## Start RECORDED DATA
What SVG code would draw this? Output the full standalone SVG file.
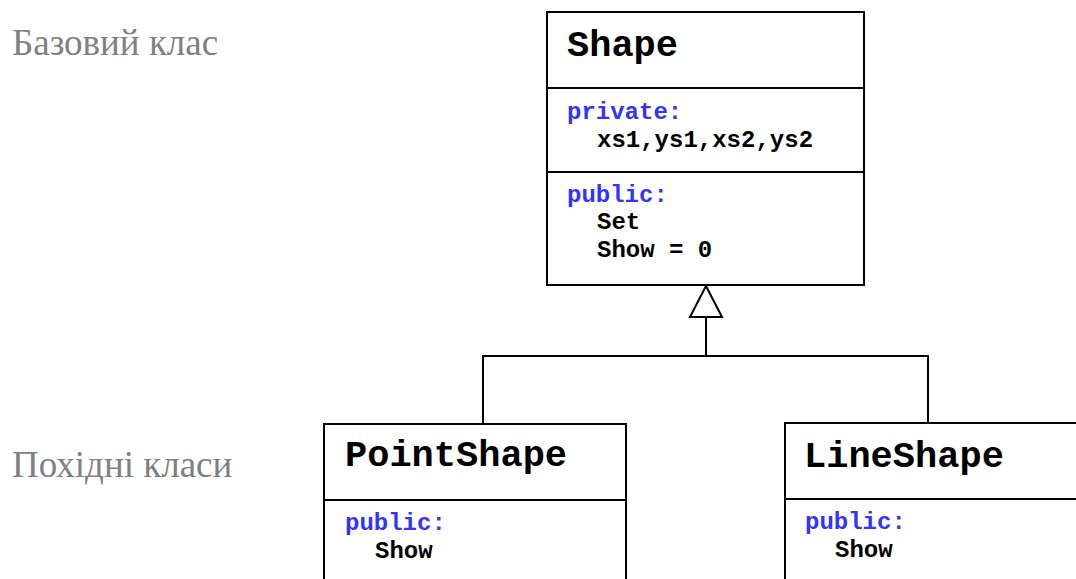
<svg xmlns="http://www.w3.org/2000/svg" width="1076" height="579" viewBox="0 0 1076 579">
  <style>
    .box { fill: #ffffff; stroke: #000000; stroke-width: 2; }
    .div { stroke: #000000; stroke-width: 2; }
    .title { font-family: "Liberation Mono", "Courier New", monospace; font-weight: bold; font-size: 37px; fill: #000000; }
    .kw { font-family: "Liberation Mono", "Courier New", monospace; font-weight: bold; font-size: 24px; fill: #3333FF; }
    .mem { font-family: "Liberation Mono", "Courier New", monospace; font-weight: bold; font-size: 24px; fill: #000000; }
    .label { font-family: "Liberation Serif", "Times New Roman", serif; font-size: 37px; fill: #808080; }
    .conn { fill: none; stroke: #000000; stroke-width: 2; }
  </style>
  <rect width="1076" height="579" fill="#ffffff"/>

  <g id="labels">
    <text class="label" x="12" y="55">Базовий клас</text>
    <text class="label" x="12" y="477">Похідні класи</text>
  </g>

  <g id="connectors">
    <polyline class="conn" points="483,424 483,356 928,356 928,423"/>
    <line class="conn" x1="706" y1="356" x2="706" y2="317"/>
    <polygon class="conn" points="706,286 690,317 722,317" style="fill:#ffffff"/>
  </g>

  <g id="Shape">
    <rect class="box" x="547" y="12" width="317" height="273"/>
    <line class="div" x1="547" y1="88" x2="864" y2="88"/>
    <line class="div" x1="547" y1="172" x2="864" y2="172"/>
    <text class="title" x="567" y="56">Shape</text>
    <text class="kw" x="567" y="119">private:</text>
    <text class="mem" x="597" y="147">xs1,ys1,xs2,ys2</text>
    <text class="kw" x="567" y="202">public:</text>
    <text class="mem" x="597" y="229">Set</text>
    <text class="mem" x="597" y="257">Show = 0</text>
  </g>

  <g id="PointShape">
    <rect class="box" x="324" y="424" width="302" height="170"/>
    <line class="div" x1="324" y1="500" x2="626" y2="500"/>
    <text class="title" x="345" y="466">PointShape</text>
    <text class="kw" x="345" y="530">public:</text>
    <text class="mem" x="375" y="558">Show</text>
  </g>

  <g id="LineShape">
    <rect class="box" x="785" y="423" width="310" height="170"/>
    <line class="div" x1="785" y1="499" x2="1095" y2="499"/>
    <text class="title" x="804" y="467">LineShape</text>
    <text class="kw" x="805" y="529">public:</text>
    <text class="mem" x="835" y="557">Show</text>
  </g>
</svg>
## End RECORDED DATA
- **YOUR TASK**:
Send back the data above word for word, with the pictures left out.

- **TASK RESULT**:
What SVG code would draw this? Output the full standalone SVG file.
<svg xmlns="http://www.w3.org/2000/svg" width="1076" height="579" viewBox="0 0 1076 579">
  <style>
    .box { fill: #ffffff; stroke: #000000; stroke-width: 2; }
    .div { stroke: #000000; stroke-width: 2; }
    .title { font-family: "Liberation Mono", "Courier New", monospace; font-weight: bold; font-size: 37px; fill: #000000; }
    .kw { font-family: "Liberation Mono", "Courier New", monospace; font-weight: bold; font-size: 24px; fill: #3333FF; }
    .mem { font-family: "Liberation Mono", "Courier New", monospace; font-weight: bold; font-size: 24px; fill: #000000; }
    .label { font-family: "Liberation Serif", "Times New Roman", serif; font-size: 37px; fill: #808080; }
    .conn { fill: none; stroke: #000000; stroke-width: 2; }
  </style>
  <rect width="1076" height="579" fill="#ffffff"/>

  <g id="labels">
    <text class="label" x="12" y="55">Базовий клас</text>
    <text class="label" x="12" y="477">Похідні класи</text>
  </g>

  <g id="connectors">
    <polyline class="conn" points="483,424 483,356 928,356 928,423"/>
    <line class="conn" x1="706" y1="356" x2="706" y2="317"/>
    <polygon class="conn" points="706,286 690,317 722,317" style="fill:#ffffff"/>
  </g>

  <g id="Shape">
    <rect class="box" x="547" y="12" width="317" height="273"/>
    <line class="div" x1="547" y1="88" x2="864" y2="88"/>
    <line class="div" x1="547" y1="172" x2="864" y2="172"/>
    <text class="title" x="567" y="56">Shape</text>
    <text class="kw" x="567" y="119">private:</text>
    <text class="mem" x="597" y="147">xs1,ys1,xs2,ys2</text>
    <text class="kw" x="567" y="202">public:</text>
    <text class="mem" x="597" y="229">Set</text>
    <text class="mem" x="597" y="257">Show = 0</text>
  </g>

  <g id="PointShape">
    <rect class="box" x="324" y="424" width="302" height="170"/>
    <line class="div" x1="324" y1="500" x2="626" y2="500"/>
    <text class="title" x="345" y="466">PointShape</text>
    <text class="kw" x="345" y="530">public:</text>
    <text class="mem" x="375" y="558">Show</text>
  </g>

  <g id="LineShape">
    <rect class="box" x="785" y="423" width="310" height="170"/>
    <line class="div" x1="785" y1="499" x2="1095" y2="499"/>
    <text class="title" x="804" y="467">LineShape</text>
    <text class="kw" x="805" y="529">public:</text>
    <text class="mem" x="835" y="557">Show</text>
  </g>
</svg>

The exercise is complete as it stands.